Waiting for the sap to flow

Right around this time of year we wait, buckets at the ready, for the west wind to blow and the sap to start rising. It rises through capillary action, an intricate push me-pull-you combination of physical and chemical forces that the stately tree and the lowly shoot alike put together to josh water through the thinnest of canals up to where the sun is warming and expanding the buds.

When tapping a tree you are harnessing for your own purposes of sweetening pancakes one of those rare times when water runs uphill that are so indispensably useful for life — a wonderful bit of natural technology that makes it possible to translate the energy of the sun into a strong network of fibers that makes a tree that produces oxygen. I read that someone has been able to convert the energy of the sun into liquid fuel — mimicking thereby the entire evolution of the plant kingdom which does exactly that, tie down carbon, and adding to it the pressure cooker of geology that produces the handy-dandy hi-energy package called oil with which we are now looking to stop this process.

The water is called up into the tree to move spring onto the stage against the stranglehold of winter.
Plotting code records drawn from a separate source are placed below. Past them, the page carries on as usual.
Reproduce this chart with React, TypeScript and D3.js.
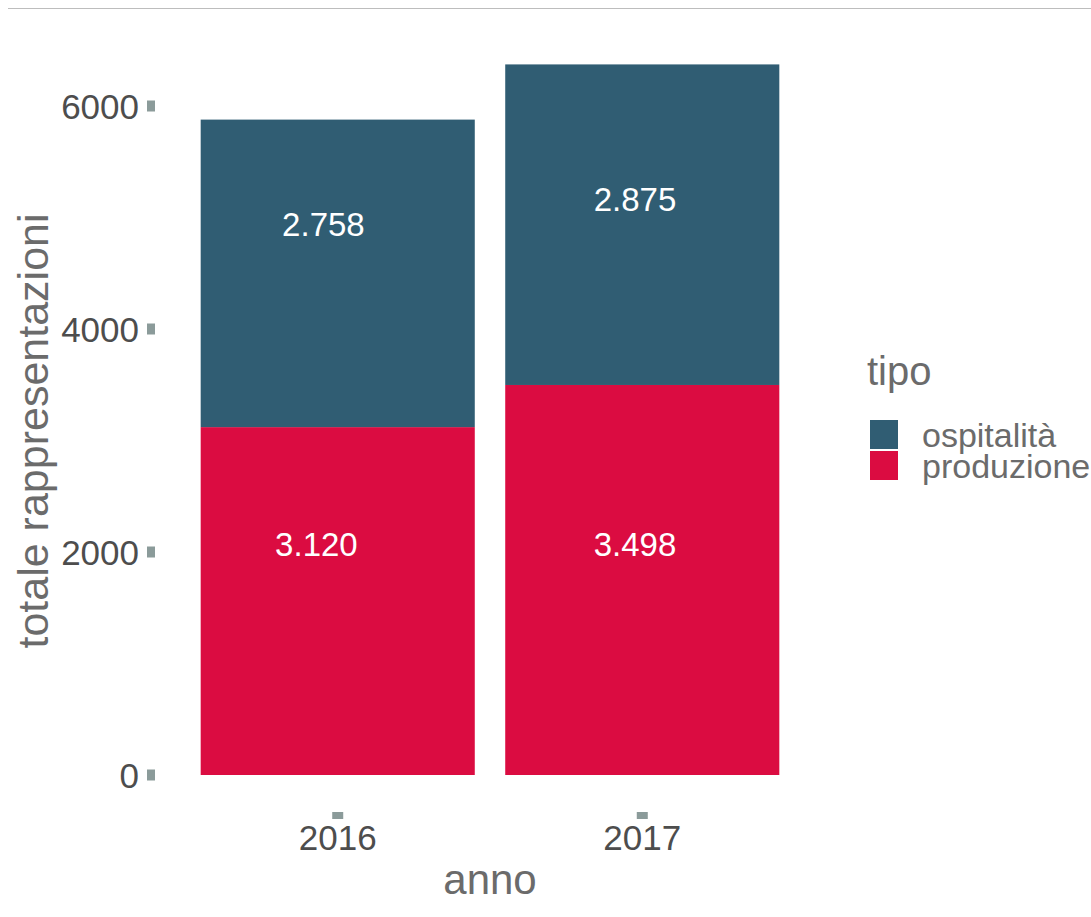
import React from "react";
import * as d3 from "d3";

const years = ["2016", "2017"];
const tipi = ["produzione", "ospitalità"];
const produzione = [3120, 3498];
const ospitalita = [2758, 2875];
const labelYProduzione = [2063, 2063];
const labelYOspitalita = [4937, 5157];
const labelXProduzione = [0.93, 1.976];
const labelXOspitalita = [0.953, 1.976];
const yTicks = [0, 2000, 4000, 6000];
const colors: Record<string, string> = { "ospitalità": "#305d73", produzione: "#db0c41" };
const legendOrder = ["ospitalità", "produzione"];

const fmt = (v: number) => d3.format(",")(v).replace(/,/g, ".");

export default function App() {
  const W = 1091, H = 917;
  const x = d3.scaleLinear().domain([0.4, 2.6]).range([155, 825]);
  const y = d3.scaleLinear().domain([0, 6000]).range([775, 106]);
  const font = "'Liberation Sans', Arial, Helvetica, sans-serif";
  const stack = d3.stack<any>().keys(tipi)(
    years.map((yr, i) => ({ year: yr, produzione: produzione[i], "ospitalità": ospitalita[i] }))
  );
  const labelsY = [labelYProduzione, labelYOspitalita];
  const labelsX = [labelXProduzione, labelXOspitalita];
  const values = [produzione, ospitalita];
  return (
    <div style={{ position: "absolute", left: 0, top: 0 }}>
      <svg width={W} height={H} style={{ display: "block", background: "#fff" }}>
        <line x1={8} x2={W} y1={8.5} y2={8.5} stroke="#bdbdbd" strokeWidth={1} />
        {stack.map((s, si) =>
          s.map((d, i) => {
            const x0 = x(i + 1 - 0.45), x1 = x(i + 1 + 0.45);
            return (
              <rect key={tipi[si] + i} x={x0} width={x1 - x0} y={y(d[1])} height={y(d[0]) - y(d[1])}
                fill={colors[tipi[si]]} />
            );
          })
        )}
        {stack.map((s, si) =>
          s.map((d, i) => (
            <text key={"l" + si + i} x={x(labelsX[si][i])} y={y(labelsY[si][i])} textAnchor="middle"
              dominantBaseline="central" fill="#fff" fontSize={33} fontFamily={font}>
              {fmt(values[si][i])}
            </text>
          ))
        )}
        {yTicks.map((t) => (
          <g key={t}>
            <rect x={147} width={8} y={y(t) - 5.5} height={11} fill="#8b9b9a" />
            <text x={139} y={y(t)} textAnchor="end" dominantBaseline="central" fontSize={35}
              fill="#4d4d4d" fontFamily={font}>{t}</text>
          </g>
        ))}
        {years.map((yr, i) => (
          <g key={yr}>
            <rect x={x(i + 1) - 5.5} width={11} y={812} height={7} fill="#8b9b9a" />
            <text x={x(i + 1)} y={850} textAnchor="middle" fontSize={35} fill="#4d4d4d" fontFamily={font}>{yr}</text>
          </g>
        ))}
        <text x={(x(0.4) + x(2.6)) / 2} y={894} textAnchor="middle" fontSize={42} fill="#6b6b6b" fontFamily={font}>anno</text>
        <text transform={`translate(48,431) rotate(-90)`} x={0} y={0} textAnchor="middle"
          fontSize={43} fill="#6b6b6b" fontFamily={font}>totale rappresentazioni</text>
        <text x={867} y={385} fontSize={40} fill="#6b6b6b" fontFamily={font}>tipo</text>
        {legendOrder.map((k, i) => (
          <g key={k}>
            <rect x={870} y={420 + i * 31} width={28} height={29} fill={colors[k]} />
            <text x={922} y={434.5 + i * 31} dominantBaseline="central" fontSize={34} fill="#6b6b6b" fontFamily={font}>{k}</text>
          </g>
        ))}
      </svg>
    </div>
  );
}
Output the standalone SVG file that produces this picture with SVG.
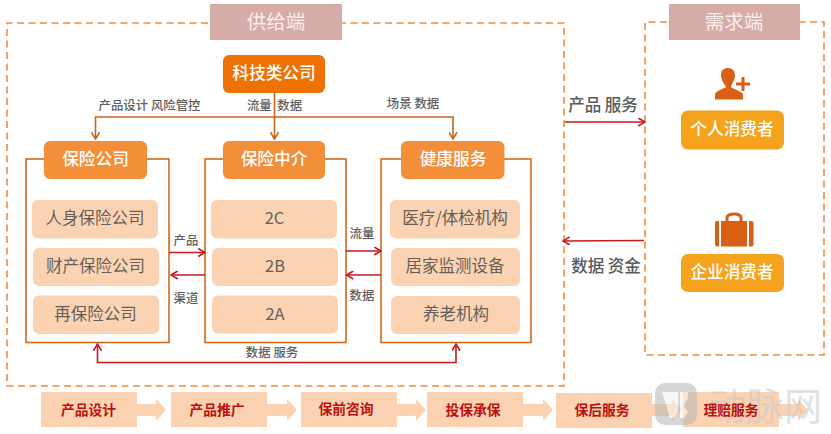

And when it comes, as I imagine it does every time the temperature of the day dares to aspire to the melting point of ice, water rushes in to fill the spaces between the crackling bits of air that set my teeth on edge in the deepest winter.

Much as I love snow and ice, I’d prefer it if we could make sure spring would always come and sap flow and green leaves and then grass emerge.

http://www.scientificamerican.com/article/bionic-leaf-makes-fuel-from-sunlight/

2 thoughts on “Waiting for the sap to flow

  1. Hi Peun: Nice thoughts and very flowing at that.. The movement of water through all living things in totality must be a pressure beyond imagination.
    The flow in the plant kingdom veins I think are referred to as vascular bundles.
    I to long for spring, Primavera.
    It will come to our little kingdom.